Not clicks. Not installs. Results.

As an edtech company, we at Redpapr believe we’re in the business of changing lives—not just building apps. That means our impact has to be measurable, not just marketable.

It’s not enough to “look” educational. You have to actually educate. And there’s only one reliable way to prove that: your students do well.


This Isn’t Entertainment. This Is Education.

Let’s be clear. We are not in the creator economy. We are not trying to win eyeballs. We are not building infinite scrolls or watch-time loops. We are not TikTok.

We are trying to help students clear NEET. Crack UPSC. Ace Boards. Get into JEE Advanced. Change their family’s trajectory.

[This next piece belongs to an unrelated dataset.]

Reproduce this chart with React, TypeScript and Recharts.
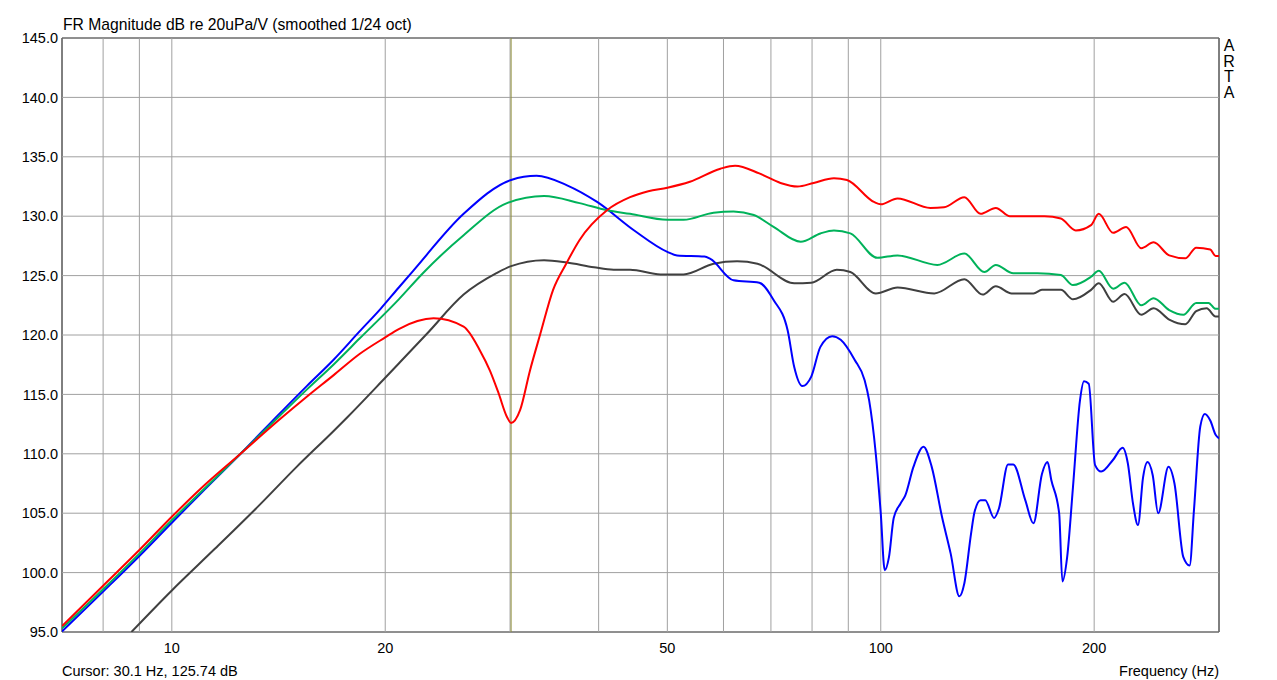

This is not a game. It’s a ladder.

And it’s our job to make sure the ladder works.


Results = Real Impact

A great interface may impress investors. A high retention number may impress marketers. But a rank? A selection letter? A student saying “I made it because of this platform”?

That’s what impresses parents. That’s what opens doors. That’s what makes a student trust the platform with their future.

We don’t believe every student should be judged by their exam scores. But we strongly believe every edtech company should.

Because our role is to help students win in the systems they’re part of today—whether that’s competitive exams, school boards, or foundational learning.

If students are spending hundreds of hours on your platform and still failing their exam, you haven’t built a product. You’ve built a distraction.


Creativity is Easy. Results Are Hard.

It’s easy to design a shiny app. It’s easy to talk about “learning journeys” and “content ecosystems.” It’s easy to say you’re building for “joyful learning.”

What’s hard is building something that:

  • Helps a student go from scoring 320 to 670 in NEET.
  • Helps a working aspirant finish their syllabus and clear UPSC mains.
  • Helps a tier-3 town student get into IIT Bombay.

That’s real creativity. That’s real product thinking. That’s what separates edtech from ed-marketing.


You Can’t Optimize for Both Scroll and Score

One of the most dangerous things happening in edtech today is the silent shift from learning platforms to attention platforms.

Apps are being optimized for time spent, not topics covered. For watch-time, not understanding. For streaks, not retention.

It may look like engagement. But if the student is doom scrolling through 10 videos and learning nothing, you’ve failed.

In education, less time with more learning is always better than more time with less learning.

We should be building:

  • Smart revision tools that reduce time, not inflate it.
  • AI systems that guide students away from fluff.
  • Reports that reward clarity, not activity.

What Students (and Parents) Actually Want

Students want clarity. They want a plan. They want tools that save them time, help them revise, and boost their score.

Parents want proof. They want to know that the app their child is using actually works. Not that it has a nice interface or a million downloads—but that it delivers results.

This isn’t a “feeling good” business. It’s a “doing well” business.


How We Think About Results at Redpapr

At Redpapr, we ask ourselves every day:

  • Is this feature helping students solve more questions?
  • Is this course actually increasing attempt accuracy?
  • Are the students who use our revision tools performing better?
  • Is this something that can move the needle in real exams?

We’re not interested in vanity metrics. We’re interested in real ones:

  • Selection rates
  • Score improvements
  • Completion percentages
  • Daily active learners, not just users

That’s the only way to hold ourselves accountable. That’s the only way to build trust that lasts beyond a year.


Final Thought: Edtech Isn’t a Vibe. It’s a Responsibility.

At some point, every edtech company has to decide what they really are.

Are you building to impress the market—or to serve the student?

Because one leads to a lot of noise and short-term growth. The other leads to real change, and real loyalty.

We believe the only edtech that survives long-term is the one that proves itself through its students.

Results aren’t everything. But in this business, they are the minimum.